On an org level, there was also change. JPMorgan also merged its two divisions: Commercial Banking (CB) with Corporate & Investment Bank (CIB). One design consequence of this merge was converting over 100 designed screens from CB’s Story Design System Library to CIB’s Salt and Pepper Design System Library.
This was a significant effort because many items were not yet built out in Salt and Pepper due to our specific use cases (e.g., approval CTAs, dataviews). We worked closely with the design system designers to clarify which components were on the roadmap, which we wanted to propose to be universal in the design system, and which should be bespoke to our platform.

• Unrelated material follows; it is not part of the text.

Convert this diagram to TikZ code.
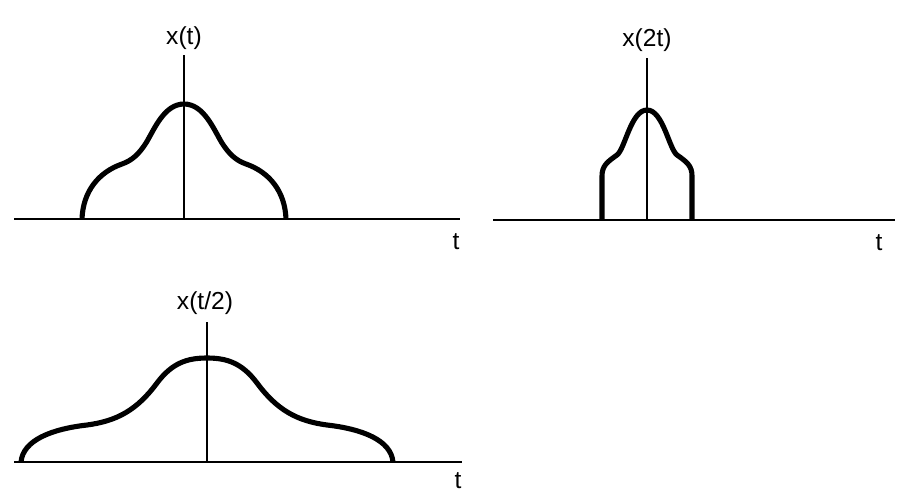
\documentclass[tikz,border=0pt]{standalone}
\usepackage{fontspec}
\setmainfont{Liberation Sans}
\usetikzlibrary{positioning,calc}

\begin{document}
\begin{tikzpicture}[x=0.02cm, y=-0.02cm,
		axis/.style={line width=0.8pt},
		signal/.style={line width=2.9pt, line join=round},
		lbl/.style={font=\fontsize{14}{16}\selectfont, inner sep=0pt}]

		\useasboundingbox (0,0) rectangle (911,503);

		% x(t)
		\coordinate (a1l) at (14,219);
		\coordinate (a1r) at (460,219);
		\coordinate (a1o) at (184,219);
		\coordinate (a1t) at (184,55);
		\draw [axis] (a1l) -- (a1r);
		\draw [axis] (a1o) -- (a1t);
		\node [lbl] (lx1) at (184,38) {x(t)};
		\node [lbl] (lt1) at (456,242) {t};
		\begin{scope}[shift={(a1o)}, yscale=-1]
			\draw [signal] (-102,0) .. controls (-101,28) and (-85,47) .. (-62,55)
				.. controls (-52,58.5) and (-45,65) .. (-38,76)
				.. controls (-30,89) and (-20,115) .. (0,115)
				.. controls (20,115) and (30,89) .. (38,76)
				.. controls (45,65) and (52,58.5) .. (62,55)
				.. controls (85,47) and (101,28) .. (102,0);
		\end{scope}

		% x(2t)
		\coordinate (a2l) at (493,220);
		\coordinate (a2r) at (895,220);
		\coordinate (a2o) at (647,220);
		\coordinate (a2t) at (647,58);
		\draw [axis] (a2l) -- (a2r);
		\draw [axis] (a2o) -- (a2t);
		\node [lbl] (lx2) at (647,40) {x(2t)};
		\node [lbl] (lt2) at (879,243) {t};
		\begin{scope}[shift={(a2o)}, yscale=-1]
			\draw [signal] (-45,0) -- (-45,44) .. controls (-45,54) and (-40,58) .. (-30,65)
				.. controls (-22,71) and (-16,110) .. (0,110)
				.. controls (16,110) and (22,71) .. (30,65)
				.. controls (40,58) and (45,54) .. (45,44) -- (45,0);
		\end{scope}

		% x(t/2)
		\coordinate (a3l) at (14,462);
		\coordinate (a3r) at (462,462);
		\coordinate (a3o) at (207,462);
		\coordinate (a3t) at (207,322);
		\draw [axis] (a3l) -- (a3r);
		\draw [axis] (a3o) -- (a3t);
		\node [lbl] (lx3) at (205,303) {x(t/2)};
		\node [lbl] (lt3) at (458,481) {t};
		\begin{scope}[shift={(a3o)}, yscale=-1]
			\draw [signal] (-186,0) .. controls (-184,22) and (-155,33) .. (-120,37)
				.. controls (-90,41) and (-70,52) .. (-50,79)
				.. controls (-35,99) and (-20,104) .. (0,104)
				.. controls (20,104) and (35,99) .. (50,79)
				.. controls (70,52) and (90,41) .. (120,37)
				.. controls (155,33) and (184,22) .. (186,0);
		\end{scope}

	\end{tikzpicture}
\end{document}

Below is an example of a silver lining to this design system migration. While converting our old designs and looking at things with fresh eyes, we took the opportunity to go back with the content design team and simplify our copy even more.
Outcomes and learnings
Our official launch will be for Fall 2025, so we have yet to arrive to any measurable outcomes. That being said, there have still been meaningful learnings!
First, I helped formalize new patterns absent in the growing design system. In addition to creating new guidelines, I also learned the importance of creating components. If my earlier designs had been componentized, I would have only needed to change them once to update them everywhere.
Second, the back-and-forth on whether or not to include ‘Send back for changes’ as an approval action improved my stakeholder management abilities. Our stakeholder was adamant that it was a useful option, so the design team agreed to keep it in until further testing. Once we received persistent negative feedback, we could come back to our stakeholder and agree to modify the experience without removing the capabilities.